_THE EXERCISE_
Write out the data below in full, unchanged, minus the images.

_INPUT ROWS_
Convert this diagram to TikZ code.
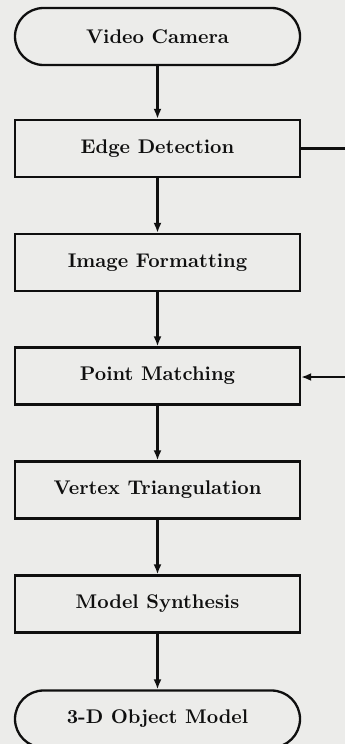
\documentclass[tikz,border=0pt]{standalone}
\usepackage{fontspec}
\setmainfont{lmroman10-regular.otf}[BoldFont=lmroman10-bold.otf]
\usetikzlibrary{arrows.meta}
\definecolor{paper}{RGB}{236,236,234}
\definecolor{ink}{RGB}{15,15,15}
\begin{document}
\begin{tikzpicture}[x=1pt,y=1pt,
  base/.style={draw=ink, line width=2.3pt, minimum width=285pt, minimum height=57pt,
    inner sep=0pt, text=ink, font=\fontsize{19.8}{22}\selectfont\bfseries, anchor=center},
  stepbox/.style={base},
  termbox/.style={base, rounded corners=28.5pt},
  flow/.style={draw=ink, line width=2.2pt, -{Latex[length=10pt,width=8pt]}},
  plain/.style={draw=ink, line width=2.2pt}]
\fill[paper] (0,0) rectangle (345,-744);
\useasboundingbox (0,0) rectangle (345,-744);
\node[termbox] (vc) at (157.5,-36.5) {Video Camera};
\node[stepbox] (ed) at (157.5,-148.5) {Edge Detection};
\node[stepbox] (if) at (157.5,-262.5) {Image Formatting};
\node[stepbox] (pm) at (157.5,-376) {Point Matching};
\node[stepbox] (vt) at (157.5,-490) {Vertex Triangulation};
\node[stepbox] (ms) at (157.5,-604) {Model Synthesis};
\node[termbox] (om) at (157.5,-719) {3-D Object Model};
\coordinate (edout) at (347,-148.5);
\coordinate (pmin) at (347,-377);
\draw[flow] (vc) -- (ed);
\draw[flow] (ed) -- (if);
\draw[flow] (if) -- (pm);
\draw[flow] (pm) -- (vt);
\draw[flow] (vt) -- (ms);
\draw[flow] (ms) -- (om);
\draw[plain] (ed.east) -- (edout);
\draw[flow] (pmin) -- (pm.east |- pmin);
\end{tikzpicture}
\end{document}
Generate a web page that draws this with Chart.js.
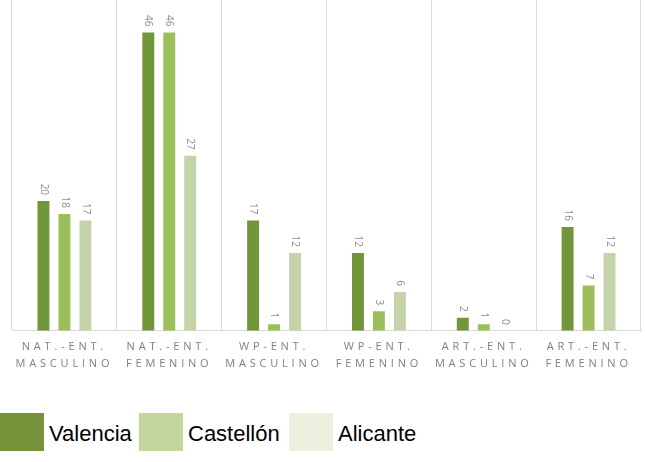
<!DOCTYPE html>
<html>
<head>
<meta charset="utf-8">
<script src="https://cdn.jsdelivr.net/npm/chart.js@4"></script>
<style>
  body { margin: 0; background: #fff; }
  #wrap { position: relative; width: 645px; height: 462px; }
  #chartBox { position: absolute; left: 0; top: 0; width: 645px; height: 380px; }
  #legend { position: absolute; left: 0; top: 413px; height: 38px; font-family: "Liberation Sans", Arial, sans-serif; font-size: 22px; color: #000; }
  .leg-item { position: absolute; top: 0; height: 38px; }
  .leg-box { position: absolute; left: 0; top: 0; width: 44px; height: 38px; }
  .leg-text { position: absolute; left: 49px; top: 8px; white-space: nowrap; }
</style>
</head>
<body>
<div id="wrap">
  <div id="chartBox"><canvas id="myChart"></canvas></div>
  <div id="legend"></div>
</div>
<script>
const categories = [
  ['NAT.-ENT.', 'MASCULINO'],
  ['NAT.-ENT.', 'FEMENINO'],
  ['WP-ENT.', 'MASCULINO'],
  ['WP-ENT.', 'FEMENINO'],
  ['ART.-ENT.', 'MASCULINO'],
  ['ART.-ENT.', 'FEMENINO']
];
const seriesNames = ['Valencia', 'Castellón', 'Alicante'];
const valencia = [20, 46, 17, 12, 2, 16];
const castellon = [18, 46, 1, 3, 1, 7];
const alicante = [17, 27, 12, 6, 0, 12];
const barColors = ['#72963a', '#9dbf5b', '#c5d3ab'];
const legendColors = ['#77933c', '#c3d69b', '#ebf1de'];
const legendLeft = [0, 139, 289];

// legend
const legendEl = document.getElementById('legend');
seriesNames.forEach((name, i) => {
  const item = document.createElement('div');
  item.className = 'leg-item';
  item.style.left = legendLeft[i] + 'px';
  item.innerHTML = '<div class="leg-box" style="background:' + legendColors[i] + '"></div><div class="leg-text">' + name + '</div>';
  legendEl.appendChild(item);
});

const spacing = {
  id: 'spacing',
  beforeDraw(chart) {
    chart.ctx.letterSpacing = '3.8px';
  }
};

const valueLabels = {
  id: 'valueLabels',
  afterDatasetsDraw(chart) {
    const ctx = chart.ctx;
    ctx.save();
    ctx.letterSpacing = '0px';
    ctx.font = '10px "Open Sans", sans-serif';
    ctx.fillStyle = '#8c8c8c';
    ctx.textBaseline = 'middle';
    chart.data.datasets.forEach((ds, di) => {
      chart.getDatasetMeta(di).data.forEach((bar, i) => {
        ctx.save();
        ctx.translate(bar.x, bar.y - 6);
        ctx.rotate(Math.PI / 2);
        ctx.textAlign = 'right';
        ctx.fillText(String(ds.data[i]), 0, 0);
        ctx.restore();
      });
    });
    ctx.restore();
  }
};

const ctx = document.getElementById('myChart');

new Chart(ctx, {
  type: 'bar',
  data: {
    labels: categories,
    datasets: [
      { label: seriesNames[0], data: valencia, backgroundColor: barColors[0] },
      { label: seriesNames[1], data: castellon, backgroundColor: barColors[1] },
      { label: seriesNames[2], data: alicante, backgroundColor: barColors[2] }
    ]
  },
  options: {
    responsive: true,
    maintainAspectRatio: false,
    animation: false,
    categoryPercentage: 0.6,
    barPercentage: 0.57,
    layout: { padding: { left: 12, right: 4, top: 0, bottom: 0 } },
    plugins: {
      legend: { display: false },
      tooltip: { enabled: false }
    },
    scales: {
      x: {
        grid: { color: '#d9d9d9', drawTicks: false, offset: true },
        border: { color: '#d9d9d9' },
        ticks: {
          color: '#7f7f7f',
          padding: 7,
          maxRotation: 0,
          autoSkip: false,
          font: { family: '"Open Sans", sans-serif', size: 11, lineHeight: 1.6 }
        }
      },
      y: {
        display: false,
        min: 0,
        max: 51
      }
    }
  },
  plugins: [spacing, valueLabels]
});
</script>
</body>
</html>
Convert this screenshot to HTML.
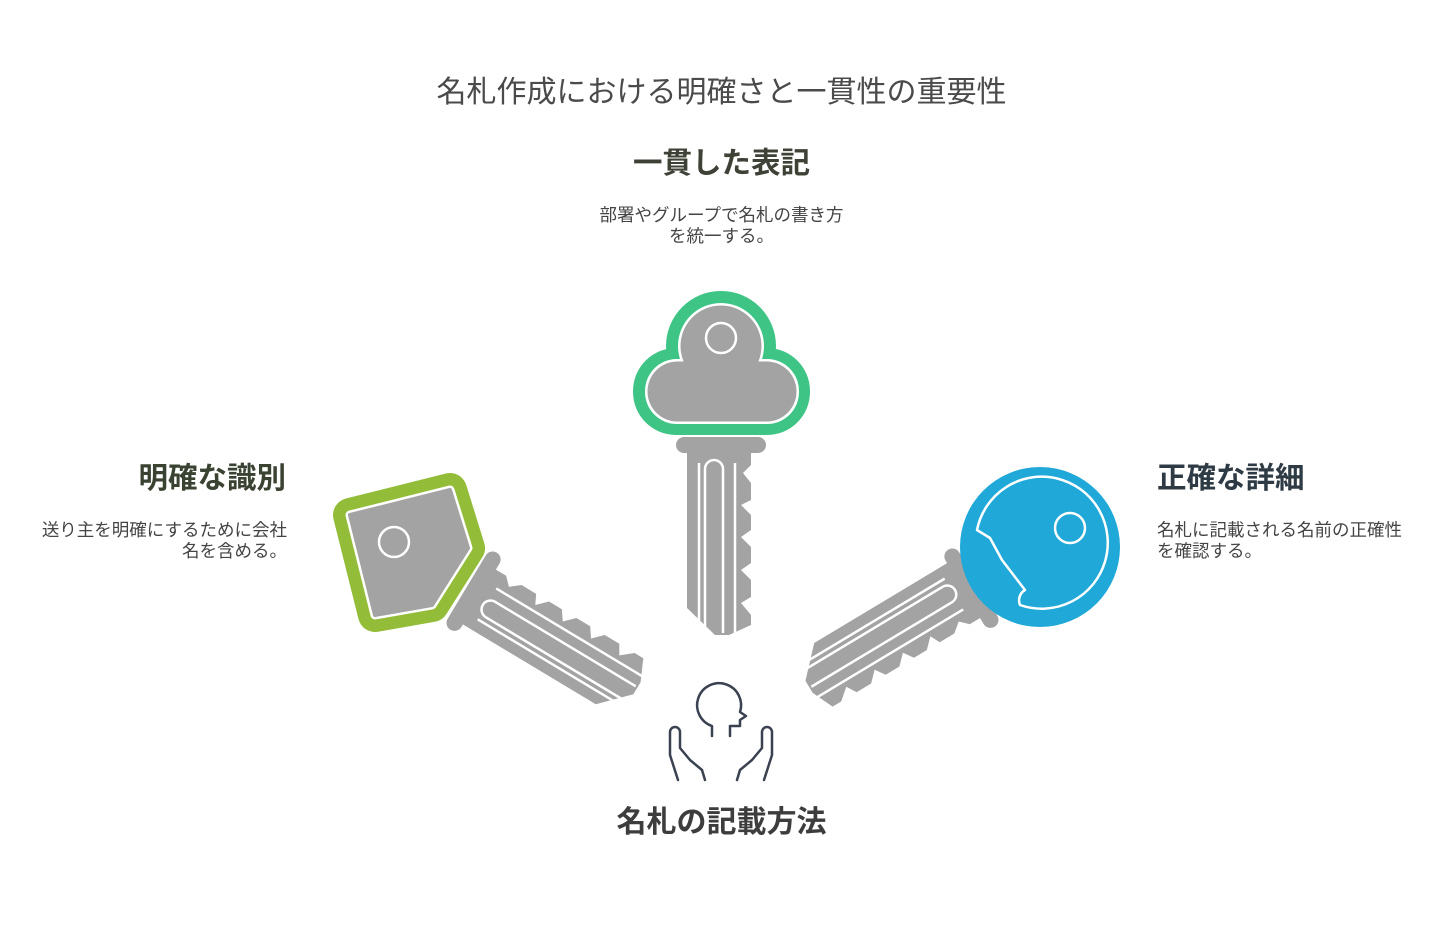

_FINISHED EXERCISE_
Convert this diagram to TikZ code.
\documentclass[tikz,border=0pt]{standalone}
\usepackage{fontspec}
\setmainfont{lmroman10-regular.otf}[BoldFont=lmroman10-bold.otf]
\usetikzlibrary{arrows.meta}
\definecolor{paper}{RGB}{236,236,234}
\definecolor{ink}{RGB}{15,15,15}
\begin{document}
\begin{tikzpicture}[x=1pt,y=1pt,
  base/.style={draw=ink, line width=2.3pt, minimum width=285pt, minimum height=57pt,
    inner sep=0pt, text=ink, font=\fontsize{19.8}{22}\selectfont\bfseries, anchor=center},
  stepbox/.style={base},
  termbox/.style={base, rounded corners=28.5pt},
  flow/.style={draw=ink, line width=2.2pt, -{Latex[length=10pt,width=8pt]}},
  plain/.style={draw=ink, line width=2.2pt}]
\fill[paper] (0,0) rectangle (345,-744);
\useasboundingbox (0,0) rectangle (345,-744);
\node[termbox] (vc) at (157.5,-36.5) {Video Camera};
\node[stepbox] (ed) at (157.5,-148.5) {Edge Detection};
\node[stepbox] (if) at (157.5,-262.5) {Image Formatting};
\node[stepbox] (pm) at (157.5,-376) {Point Matching};
\node[stepbox] (vt) at (157.5,-490) {Vertex Triangulation};
\node[stepbox] (ms) at (157.5,-604) {Model Synthesis};
\node[termbox] (om) at (157.5,-719) {3-D Object Model};
\coordinate (edout) at (347,-148.5);
\coordinate (pmin) at (347,-377);
\draw[flow] (vc) -- (ed);
\draw[flow] (ed) -- (if);
\draw[flow] (if) -- (pm);
\draw[flow] (pm) -- (vt);
\draw[flow] (vt) -- (ms);
\draw[flow] (ms) -- (om);
\draw[plain] (ed.east) -- (edout);
\draw[flow] (pmin) -- (pm.east |- pmin);
\end{tikzpicture}
\end{document}
Generate a web page that draws this with Chart.js.
<!DOCTYPE html>
<html>
<head>
<meta charset="utf-8">
<script src="https://cdn.jsdelivr.net/npm/chart.js@4"></script>
<style>
  body { margin: 0; background: #fff; }
  #wrap { position: relative; width: 645px; height: 462px; }
  #chartBox { position: absolute; left: 0; top: 0; width: 645px; height: 380px; }
  #legend { position: absolute; left: 0; top: 413px; height: 38px; font-family: "Liberation Sans", Arial, sans-serif; font-size: 22px; color: #000; }
  .leg-item { position: absolute; top: 0; height: 38px; }
  .leg-box { position: absolute; left: 0; top: 0; width: 44px; height: 38px; }
  .leg-text { position: absolute; left: 49px; top: 8px; white-space: nowrap; }
</style>
</head>
<body>
<div id="wrap">
  <div id="chartBox"><canvas id="myChart"></canvas></div>
  <div id="legend"></div>
</div>
<script>
const categories = [
  ['NAT.-ENT.', 'MASCULINO'],
  ['NAT.-ENT.', 'FEMENINO'],
  ['WP-ENT.', 'MASCULINO'],
  ['WP-ENT.', 'FEMENINO'],
  ['ART.-ENT.', 'MASCULINO'],
  ['ART.-ENT.', 'FEMENINO']
];
const seriesNames = ['Valencia', 'Castellón', 'Alicante'];
const valencia = [20, 46, 17, 12, 2, 16];
const castellon = [18, 46, 1, 3, 1, 7];
const alicante = [17, 27, 12, 6, 0, 12];
const barColors = ['#72963a', '#9dbf5b', '#c5d3ab'];
const legendColors = ['#77933c', '#c3d69b', '#ebf1de'];
const legendLeft = [0, 139, 289];

// legend
const legendEl = document.getElementById('legend');
seriesNames.forEach((name, i) => {
  const item = document.createElement('div');
  item.className = 'leg-item';
  item.style.left = legendLeft[i] + 'px';
  item.innerHTML = '<div class="leg-box" style="background:' + legendColors[i] + '"></div><div class="leg-text">' + name + '</div>';
  legendEl.appendChild(item);
});

const spacing = {
  id: 'spacing',
  beforeDraw(chart) {
    chart.ctx.letterSpacing = '3.8px';
  }
};

const valueLabels = {
  id: 'valueLabels',
  afterDatasetsDraw(chart) {
    const ctx = chart.ctx;
    ctx.save();
    ctx.letterSpacing = '0px';
    ctx.font = '10px "Open Sans", sans-serif';
    ctx.fillStyle = '#8c8c8c';
    ctx.textBaseline = 'middle';
    chart.data.datasets.forEach((ds, di) => {
      chart.getDatasetMeta(di).data.forEach((bar, i) => {
        ctx.save();
        ctx.translate(bar.x, bar.y - 6);
        ctx.rotate(Math.PI / 2);
        ctx.textAlign = 'right';
        ctx.fillText(String(ds.data[i]), 0, 0);
        ctx.restore();
      });
    });
    ctx.restore();
  }
};

const ctx = document.getElementById('myChart');

new Chart(ctx, {
  type: 'bar',
  data: {
    labels: categories,
    datasets: [
      { label: seriesNames[0], data: valencia, backgroundColor: barColors[0] },
      { label: seriesNames[1], data: castellon, backgroundColor: barColors[1] },
      { label: seriesNames[2], data: alicante, backgroundColor: barColors[2] }
    ]
  },
  options: {
    responsive: true,
    maintainAspectRatio: false,
    animation: false,
    categoryPercentage: 0.6,
    barPercentage: 0.57,
    layout: { padding: { left: 12, right: 4, top: 0, bottom: 0 } },
    plugins: {
      legend: { display: false },
      tooltip: { enabled: false }
    },
    scales: {
      x: {
        grid: { color: '#d9d9d9', drawTicks: false, offset: true },
        border: { color: '#d9d9d9' },
        ticks: {
          color: '#7f7f7f',
          padding: 7,
          maxRotation: 0,
          autoSkip: false,
          font: { family: '"Open Sans", sans-serif', size: 11, lineHeight: 1.6 }
        }
      },
      y: {
        display: false,
        min: 0,
        max: 51
      }
    }
  },
  plugins: [spacing, valueLabels]
});
</script>
</body>
</html>
Convert this screenshot to HTML.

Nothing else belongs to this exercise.